To deliver the requirement & techniques for managing OSDU data platform in an enterprise setting, in particular handling audit logs, operational metrics/ SLIs and providing tracing for performance and auditability.
- Original list of metrics collected by Action Pack pre-Mercury - [here](https://gitlab.opengroup.org/osdu/community-import/program-activities/-/blob/master/Reporting_Dashboarding/Design%20documentation/OperationsDashFullList.xlsx)
- Mercury preship team reported issues - [here](https://gitlab.opengroup.org/osdu/subcommittees/ea/projects/pre-shipping/home/-/issues)
- read for more details - please review the [**Readme here**](https://community.opengroup.org/osdu/platform/deployment-and-operations/audit-and-metrics/-/blob/master/README.md)

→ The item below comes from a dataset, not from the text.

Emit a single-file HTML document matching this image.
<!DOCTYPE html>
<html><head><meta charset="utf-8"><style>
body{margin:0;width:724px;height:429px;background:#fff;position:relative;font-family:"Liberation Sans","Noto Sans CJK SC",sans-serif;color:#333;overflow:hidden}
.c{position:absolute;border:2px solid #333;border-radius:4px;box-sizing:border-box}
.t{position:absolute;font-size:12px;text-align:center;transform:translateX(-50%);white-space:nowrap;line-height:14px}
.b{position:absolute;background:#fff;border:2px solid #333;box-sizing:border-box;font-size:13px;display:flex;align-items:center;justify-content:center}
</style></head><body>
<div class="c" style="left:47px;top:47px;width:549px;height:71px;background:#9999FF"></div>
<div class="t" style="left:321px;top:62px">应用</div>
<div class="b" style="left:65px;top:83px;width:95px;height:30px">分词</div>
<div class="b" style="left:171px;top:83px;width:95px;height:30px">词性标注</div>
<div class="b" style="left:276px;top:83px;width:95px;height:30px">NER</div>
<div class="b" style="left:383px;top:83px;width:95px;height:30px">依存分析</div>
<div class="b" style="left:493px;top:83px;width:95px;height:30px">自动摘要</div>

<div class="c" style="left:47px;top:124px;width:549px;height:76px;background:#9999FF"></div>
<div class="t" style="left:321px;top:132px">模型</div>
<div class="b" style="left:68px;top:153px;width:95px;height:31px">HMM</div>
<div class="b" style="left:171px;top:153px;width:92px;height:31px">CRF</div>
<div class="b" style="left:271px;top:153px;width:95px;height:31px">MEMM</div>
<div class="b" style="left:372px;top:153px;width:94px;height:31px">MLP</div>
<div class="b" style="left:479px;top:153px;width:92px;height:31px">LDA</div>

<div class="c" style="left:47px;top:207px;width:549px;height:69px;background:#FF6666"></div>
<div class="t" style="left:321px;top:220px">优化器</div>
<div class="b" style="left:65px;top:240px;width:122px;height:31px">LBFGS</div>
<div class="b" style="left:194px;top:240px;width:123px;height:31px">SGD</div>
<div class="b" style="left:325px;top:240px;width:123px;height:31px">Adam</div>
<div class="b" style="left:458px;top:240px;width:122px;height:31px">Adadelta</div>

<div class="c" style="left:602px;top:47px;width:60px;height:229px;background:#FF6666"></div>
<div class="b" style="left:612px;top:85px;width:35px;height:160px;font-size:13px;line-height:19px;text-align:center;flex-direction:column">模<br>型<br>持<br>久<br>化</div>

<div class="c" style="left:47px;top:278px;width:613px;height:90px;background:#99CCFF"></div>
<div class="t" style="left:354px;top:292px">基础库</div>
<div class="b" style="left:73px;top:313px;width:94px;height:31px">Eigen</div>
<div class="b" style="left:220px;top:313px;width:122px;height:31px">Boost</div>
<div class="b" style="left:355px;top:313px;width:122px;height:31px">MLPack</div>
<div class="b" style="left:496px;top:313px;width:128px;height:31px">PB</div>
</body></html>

- top-level issue for requirements - [issue detail](https://community.opengroup.org/osdu/platform/deployment-and-operations/audit-and-metrics/-/issues/1)
- operator feedback on requirements - captured [here](OperatorFeedback)
| latency & performance | the % of requests that complete faster than a target |
| freshness | the % of data that is up to date |
| correctness | the % of request that return the correct result |
| durability | the % of data that is recorded that can be read successfully |
Some of these examples were already provided in the Ops Procedures under SLIs.
**Common metrics include:**
-**Latency**: Every Service
- Service call latency (Request/Response) for every service. Given the variability of the cloud environment, these are typically evaluated in percentiles. Examples: 95% of calls to the search service should return an initial result in less than 5 seconds
-**Throughput**: Every service involved in a multi-record, batch oriented activity such as Indexing, Storage, Ingestion etc.
- Example metric: Re-Indexing should be able to sustain 1 million records per hour
-**Freshness**: This typically involves multiple services in a workflow. This can include Ingestion, Storage, Indexing, Consumption zones etc.
- Example: 80% of records ingested into the system should be indexed and searchable within [small minutes]
**Common scalability metrics include:**
To ensure scalability of the system (performance does not degrade with size or activity).
-**Content**
- Number of kinds and number of records per kind. This is to ensure that Searching and Storage performance do not degrade as more content is added to the system.
- Example: search should have similar latency whether there is 50,000 records or 50,000,000 records.
-**Concurrency**
- How many activities are happening at the same time
- Example: Is search and delivery performance impacted during ingestion (while storing and indexing new records)
**Reliability / availability metrics**
- Error Rates for both infrastructure and platform services
- These should be capture even if the service recovers through retry. They could be indicators of future problems or provide variability in performance.
#### Initial Recommended KPIs
- General
- Uptime for each of the services as measured by non-500 responses from the services.
- Data flow in
- Ingestion failures – number of ingestion service requests that end up in a failure over time
- Ingestion workflow throughput – number of data items processed thru the ingestion, workflow, DAG (parsers), storage, entitlement flow of data. Index/Search is out of band from sequence due to loose coupling thru events.
- Storage service performance for creation of new records/versions measured by %requests that are less than given time
- Data correctness for FoR conversions measured by number of successful requests over time (regular and probe)
- Elastic cluster uptime and number of failures from indexer service to refresh indexes over time
- DDMS Service specific – latency for requests to get or create data items in DDMS API (GetLog vs CreateLog for example)
- Data flow out
- Search service performance for queries as measured by response latency over time (normalized to number of entities returned/total).
- Maximum size of notification and indexer queues over time – larger queues can result in failed indexing
- Storage retrieval performance for providing records/versions measured by %requests that are less than given time
- Number of enrichment jobs failing over time (workflow DAGs for WKS/OSDU canonical model creation)
- Security
- Number of 40x errors reported by services over a given period of time. This can be an indication of system being hit without authorization or valid requests failing on authorization.
- Though technically not a metric we need a way to alert operations/SRE around certificate expiry, key rotation and related secrets management.